Poor Shadow finally makes it home, but only to find that his wife had been sleeping with Shadow’s best friend. Making matters worse, the two cheaters died mid-fellatio. Enter his old friend’s widow — Audrey (Betty Gilpin).
Earlier in the episode, we saw Shadow’s control break for just a moment as he shouted out his grief to the heavens, and then he was at Laura’s graveside, processing his betrayal and grief. Audrey informed Shadow that she’d just relieved herself on her dead husband’s grave. Then she thought a befitting revenge might be the two of them getting busy in the graveyard. On top of Laura’s grave? Shadow turns her down, which is a good thing. I was still processing the whole “Bilquis and her man-swallowing vajayjay” scene.
4) The Gods Must Be Crazy
The show’s premise revolves around human Shadow getting pulled into this war between the Gods of old and the new ones that humans have begun worshipping. Think Loki and Zeus going up against the gods that we’ve created.
What do so many value these days? Fame? Entertainment? Money? Poor Bilquis, a fertility goddess has to engage in online dating to get her kicks. We see a technogod(?) kidnap and interrogate Shadow at one point. Then he tries to lynch our protagonist when Shadow can’t tell him anything about what Mr. Wednesday might be up to.

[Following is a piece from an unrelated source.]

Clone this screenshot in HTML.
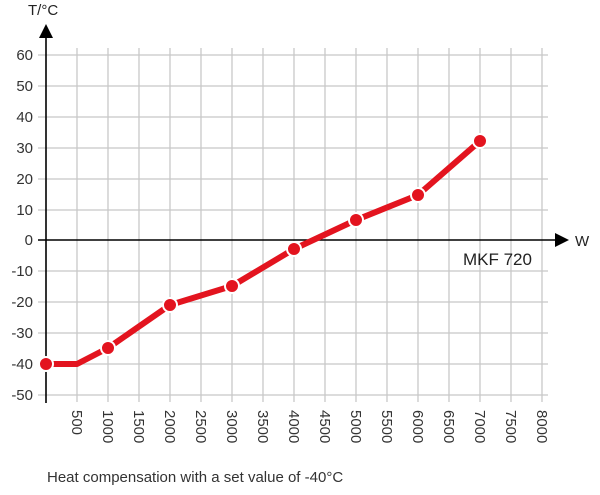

This episode only gives a taste of what’s to come. I found myself wondering what it was about Shadow that brought him to the attention of the Gods. Could Shadow be God-touched or even a demi-God? Don’t tell me. I’m waiting to read the books after Season 1 ends.
5) From Book to the Screen
Again, I haven’t checked out the books yet. I didn’t want to color my perception of the show either way. I was already too excited for the show, and come on you guys, 90% of the time a show fails at doing true justice to what’s written. Based on the tweets and from what I’ve read since last night, the premiere was pretty much a word for word translation, but the showrunners have said that this will not be entirely true for the rest of the season. They do plan to take creative license with some things and make the story work in the way that needs to happen now that it is live-action.
I also saw that a lot of readers were quite happy to see wild scenes like the red room with Bilquis brought to life. The readers were initially uncertain how a true rendering of that scene could be depicted, and Green and Fuller definitely made it happen.
So what did you think of the premiere? Did it win you over, and if so what was your favorite part?